Exercise aim —
Only the lines from the one containing "Give me the" through the one containing "arr.map(function (v, i)" should be duplicated, exactly as they appear. Pictures are to be left out.

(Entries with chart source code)
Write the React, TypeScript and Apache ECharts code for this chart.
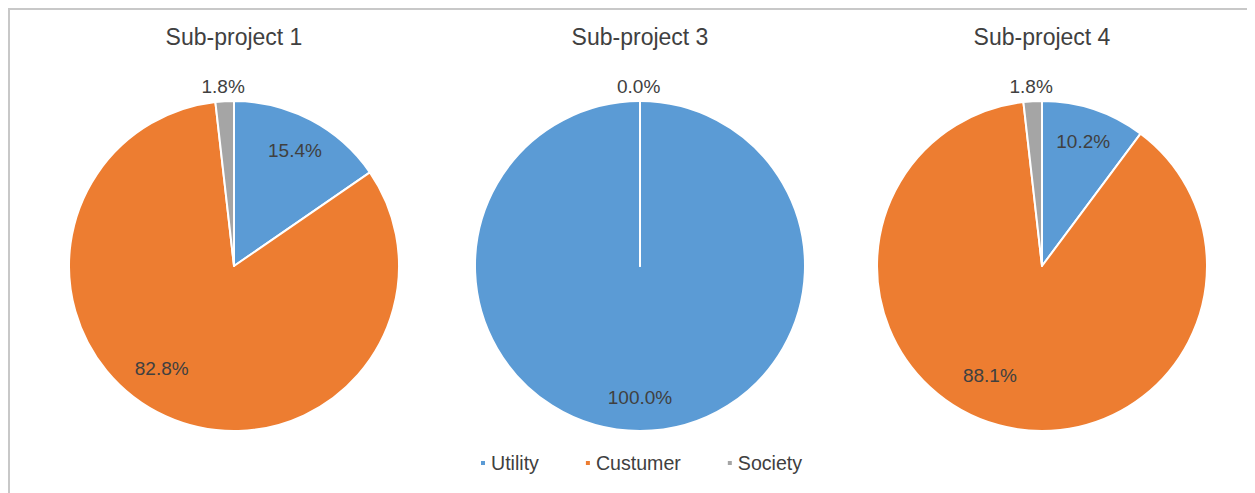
import React, { useEffect, useRef } from "react";
import * as echarts from "echarts";

const CATEGORIES = ["Utility", "Custumer", "Society"];
const PROJECT_TITLES = ["Sub-project 1", "Sub-project 3", "Sub-project 4"];
const SUB_PROJECT_1 = [15.4, 82.8, 1.8];
const SUB_PROJECT_3 = [100.0, 0.0, 0.0];
const SUB_PROJECT_4 = [10.2, 88.1, 1.8];
const PROJECT_VALUES = [SUB_PROJECT_1, SUB_PROJECT_3, SUB_PROJECT_4];
const COLORS = ["#5B9BD5", "#ED7D31", "#A5A5A5"];

const FONT = "'Liberation Sans', Arial, sans-serif";
const TEXT_COLOR = "#404040";
const CENTERS_X = [224, 630, 1032];
const CENTER_Y = 256;
const RADIUS = 165;

export default function App() {
  const ref = useRef<HTMLDivElement>(null);

  useEffect(() => {
    if (!ref.current) return;
    const chart = echarts.init(ref.current, undefined, { renderer: "svg" });

    const pieSeries: any[] = PROJECT_VALUES.map((vals, p) => ({
      type: "pie",
      name: PROJECT_TITLES[p],
      center: [CENTERS_X[p], CENTER_Y],
      radius: [0, RADIUS],
      startAngle: 90,
      clockwise: true,
      avoidLabelOverlap: false,
      silent: true,
      label: { show: false },
      labelLine: { show: false },
      itemStyle: { borderColor: "#ffffff", borderWidth: 2 },
      emphasis: { disabled: true },
      data: vals.map((v, i) => ({ name: CATEGORIES[i], value: v })),
    }));

    const isShiftedLabel = (i: number, v: number) => i === 1 && v >= 5;

    const labelSeries: any[] = PROJECT_VALUES.map((vals, p) => ({
      type: "pie",
      name: PROJECT_TITLES[p] + " labels",
      center: [CENTERS_X[p], CENTER_Y],
      radius: [91, RADIUS],
      startAngle: 90,
      clockwise: true,
      avoidLabelOverlap: false,
      silent: true,
      itemStyle: { color: "rgba(0,0,0,0)", borderWidth: 0 },
      emphasis: { disabled: true },
      label: {
        show: true,
        position: "inside",
        color: TEXT_COLOR,
        fontSize: 19,
        fontFamily: FONT,
        formatter: (prm: any) => {
          const txt = `${Number(prm.value).toFixed(1)}%`;
          return isShiftedLabel(prm.dataIndex, Number(prm.value)) ? `${txt}\n ` : txt;
        },
      },
      labelLine: { show: false },
      data: vals.map((v, i) => {
        const outside = v < 5;
        let label: any;
        if (outside) {
          label = { position: "outside", distanceToLabelLine: v === 0 ? -23 : -21 };
        } else if (isShiftedLabel(i, v)) {
          // Excel "best fit" pulls the large slice's label toward the lower-left
          label = { position: "inside", padding: [0, 36, 0, 0], lineHeight: 34 };
        } else {
          label = { position: "inside" };
        }
        return {
          name: CATEGORIES[i],
          value: v,
          label,
          labelLine: { show: false, length: 15, length2: 0 },
        };
      }),
    }));

    chart.setOption({
      animation: false,
      backgroundColor: "#ffffff",
      color: COLORS,
      textStyle: { fontFamily: FONT },
      graphic: PROJECT_TITLES.map((t, p) => ({
        type: "text",
        x: CENTERS_X[p],
        y: 27,
        style: {
          text: t,
          align: "center",
          verticalAlign: "middle",
          fontSize: 23,
          fontFamily: FONT,
          fill: TEXT_COLOR,
        },
      })),
      legend: {
        data: CATEGORIES,
        left: 469,
        top: 443,
        padding: 0,
        itemWidth: 6,
        itemHeight: 6,
        itemGap: 45,
        icon: "rect",
        selectedMode: false,
        textStyle: { fontSize: 19.6, color: TEXT_COLOR, fontFamily: FONT },
      },
      series: [...pieSeries, ...labelSeries],
    });

    return () => chart.dispose();
  }, []);

  return (
    <div
      style={{
        width: 1247,
        height: 485,
        boxSizing: "border-box",
        borderTop: "2px solid #c8c8c8",
        borderLeft: "2px solid #c8c8c8",
        overflow: "hidden",
        background: "#ffffff",
      }}
    >
      <div ref={ref} style={{ width: 1245, height: 483 }} />
    </div>
  );
}
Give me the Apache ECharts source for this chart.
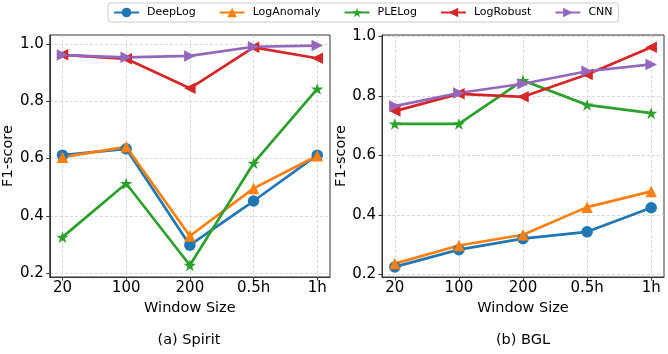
<!DOCTYPE html>
<html>
<head>
<meta charset="utf-8">
<script src="https://cdn.jsdelivr.net/npm/echarts@6/dist/echarts.min.js"></script>
<style>
html,body{margin:0;padding:0;background:#fff;}
#chart{width:668px;height:354px;}
</style>
</head>
<body>
<div id="chart"></div>
<script>
// ---- data ----
var categories = ['20', '100', '200', '0.5h', '1h'];
var yTicks = [0.2, 0.4, 0.6, 0.8, 1.0];
var seriesNames = ['DeepLog', 'LogAnomaly', 'PLELog', 'LogRobust', 'CNN'];

var deepLogSpirit    = [0.612, 0.634, 0.298, 0.452, 0.612];
var logAnomalySpirit = [0.605, 0.641, 0.330, 0.496, 0.610];
var pleLogSpirit     = [0.326, 0.513, 0.228, 0.584, 0.843];
var logRobustSpirit  = [0.962, 0.948, 0.845, 0.988, 0.950];
var cnnSpirit        = [0.961, 0.953, 0.958, 0.990, 0.994];

var deepLogBGL    = [0.225, 0.283, 0.320, 0.343, 0.424];
var logAnomalyBGL = [0.236, 0.297, 0.333, 0.426, 0.479];
var pleLogBGL     = [0.706, 0.706, 0.852, 0.770, 0.742];
var logRobustBGL  = [0.749, 0.807, 0.797, 0.872, 0.964];
var cnnBGL        = [0.766, 0.810, 0.841, 0.883, 0.906];

var captions = ['(a) Spirit', '(b) BGL'];

// ---- styles ----
var colors = ['#1f77b4', '#ff7f0e', '#2ca02c', '#d62728', '#9467bd'];
var star = 'path://M0,-100 L22.45,-30.9 L95.1,-30.9 L36.3,11.8 L58.8,80.9 L0,38.2 L-58.8,80.9 L-36.3,11.8 L-95.1,-30.9 L-22.45,-30.9 Z';
var symbols = ['circle', 'triangle', star, 'triangle', 'triangle'];
var rotations = [0, 0, 0, 90, -90];
var sizes = [11.5, 11.5, 12.5, 11.5, 11.5];
var FONT = 'DejaVu Sans';

var spiritData = [deepLogSpirit, logAnomalySpirit, pleLogSpirit, logRobustSpirit, cnnSpirit];
var bglData = [deepLogBGL, logAnomalyBGL, pleLogBGL, logRobustBGL, cnnBGL];

function toPairs(arr) { return arr.map(function (v, i) { return [i, v]; }); }

var gridLine = { show: true, lineStyle: { color: '#cfcfcf', width: 0.8, type: [3, 2] } };

function xAxis(gridIndex) {
  return {
    type: 'value', gridIndex: gridIndex, min: -0.2, max: 4.2,
    name: 'Window Size', nameLocation: 'middle', nameGap: 20,
    nameTextStyle: { fontFamily: FONT, fontSize: 14.5, color: '#000' },
    axisLine: { show: true, onZero: false, lineStyle: { color: '#333', width: 1 } },
    axisTick: { show: true, length: 3.5, customValues: [0, 1, 2, 3, 4], lineStyle: { color: '#333' } },
    axisLabel: {
      customValues: [0, 1, 2, 3, 4], margin: 4,
      fontFamily: FONT, fontSize: 15, color: '#000',
      formatter: function (v) { return categories[Math.round(v)]; }
    },
    splitLine: gridLine
  };
}
function yAxis(gridIndex, mn, mx) {
  return {
    type: 'value', gridIndex: gridIndex, min: mn, max: mx,
    name: 'F1-score', nameLocation: 'middle', nameGap: 31,
    nameTextStyle: { fontFamily: FONT, fontSize: 14.5, color: '#000' },
    axisLine: { show: true, onZero: false, lineStyle: { color: '#333', width: 1 } },
    axisTick: { show: true, length: 3.5, customValues: yTicks, lineStyle: { color: '#333' } },
    axisLabel: {
      customValues: yTicks, margin: 6,
      fontFamily: FONT, fontSize: 15, color: '#000',
      formatter: function (v) { return v.toFixed(1); }
    },
    splitLine: gridLine
  };
}

var series = [];
[spiritData, bglData].forEach(function (group, g) {
  group.forEach(function (vals, i) {
    series.push({
      name: seriesNames[i], type: 'line',
      xAxisIndex: g, yAxisIndex: g,
      data: toPairs(vals),
      symbol: symbols[i], symbolSize: sizes[i], symbolRotate: rotations[i],
      symbolKeepAspect: true,
      lineStyle: { color: colors[i], width: 2.7 },
      itemStyle: { color: colors[i], borderWidth: 0 },
      emphasis: { disabled: true },
      animation: false
    });
  });
});

var chart = echarts.init(document.getElementById('chart'), null, { renderer: 'canvas' });
chart.setOption({
  animation: false,
  color: colors,
  legend: {
    data: seriesNames, left: 108, top: 3,
    padding: [4, 6, 4, 5], itemGap: 23, itemWidth: 25, itemHeight: 12,
    borderColor: '#cccccc', borderWidth: 1, borderRadius: 3,
    textStyle: { fontFamily: FONT, fontSize: 11, color: '#000', padding: [0, 0, 0, 3] }
  },
  grid: [
    { left: 48, right: 338, top: 35, bottom: 77, show: true, borderColor: '#333', borderWidth: 1, containLabel: false },
    { left: 382, right: 4, top: 35, bottom: 77, show: true, borderColor: '#333', borderWidth: 1, containLabel: false }
  ],
  xAxis: [xAxis(0), xAxis(1)],
  yAxis: [yAxis(0, 0.187, 1.031), yAxis(1, 0.191, 1.005)],
  series: series,
  graphic: [
    { type: 'text', x: 189, y: 333, style: { text: captions[0], font: '14.5px "DejaVu Sans"', fill: '#000', textAlign: 'center' } },
    { type: 'text', x: 523, y: 333, style: { text: captions[1], font: '14.5px "DejaVu Sans"', fill: '#000', textAlign: 'center' } }
  ]
});
</script>
</body>
</html>
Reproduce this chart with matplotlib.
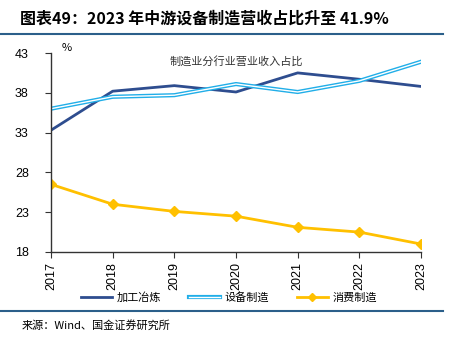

Solved problem —
Give me the Apache ECharts source for this chart.
<!DOCTYPE html>
<html>
<head>
<meta charset="utf-8">
<script src="https://cdn.jsdelivr.net/npm/echarts@6/dist/echarts.min.js"></script>
<style>
html,body{margin:0;padding:0;background:#fff;}
#chart{width:668px;height:354px;}
</style>
</head>
<body>
<div id="chart"></div>
<script>
// ---- data ----
var categories = ['20', '100', '200', '0.5h', '1h'];
var yTicks = [0.2, 0.4, 0.6, 0.8, 1.0];
var seriesNames = ['DeepLog', 'LogAnomaly', 'PLELog', 'LogRobust', 'CNN'];

var deepLogSpirit    = [0.612, 0.634, 0.298, 0.452, 0.612];
var logAnomalySpirit = [0.605, 0.641, 0.330, 0.496, 0.610];
var pleLogSpirit     = [0.326, 0.513, 0.228, 0.584, 0.843];
var logRobustSpirit  = [0.962, 0.948, 0.845, 0.988, 0.950];
var cnnSpirit        = [0.961, 0.953, 0.958, 0.990, 0.994];

var deepLogBGL    = [0.225, 0.283, 0.320, 0.343, 0.424];
var logAnomalyBGL = [0.236, 0.297, 0.333, 0.426, 0.479];
var pleLogBGL     = [0.706, 0.706, 0.852, 0.770, 0.742];
var logRobustBGL  = [0.749, 0.807, 0.797, 0.872, 0.964];
var cnnBGL        = [0.766, 0.810, 0.841, 0.883, 0.906];

var captions = ['(a) Spirit', '(b) BGL'];

// ---- styles ----
var colors = ['#1f77b4', '#ff7f0e', '#2ca02c', '#d62728', '#9467bd'];
var star = 'path://M0,-100 L22.45,-30.9 L95.1,-30.9 L36.3,11.8 L58.8,80.9 L0,38.2 L-58.8,80.9 L-36.3,11.8 L-95.1,-30.9 L-22.45,-30.9 Z';
var symbols = ['circle', 'triangle', star, 'triangle', 'triangle'];
var rotations = [0, 0, 0, 90, -90];
var sizes = [11.5, 11.5, 12.5, 11.5, 11.5];
var FONT = 'DejaVu Sans';

var spiritData = [deepLogSpirit, logAnomalySpirit, pleLogSpirit, logRobustSpirit, cnnSpirit];
var bglData = [deepLogBGL, logAnomalyBGL, pleLogBGL, logRobustBGL, cnnBGL];

function toPairs(arr) { return arr.map(function (v, i) { return [i, v]; }); }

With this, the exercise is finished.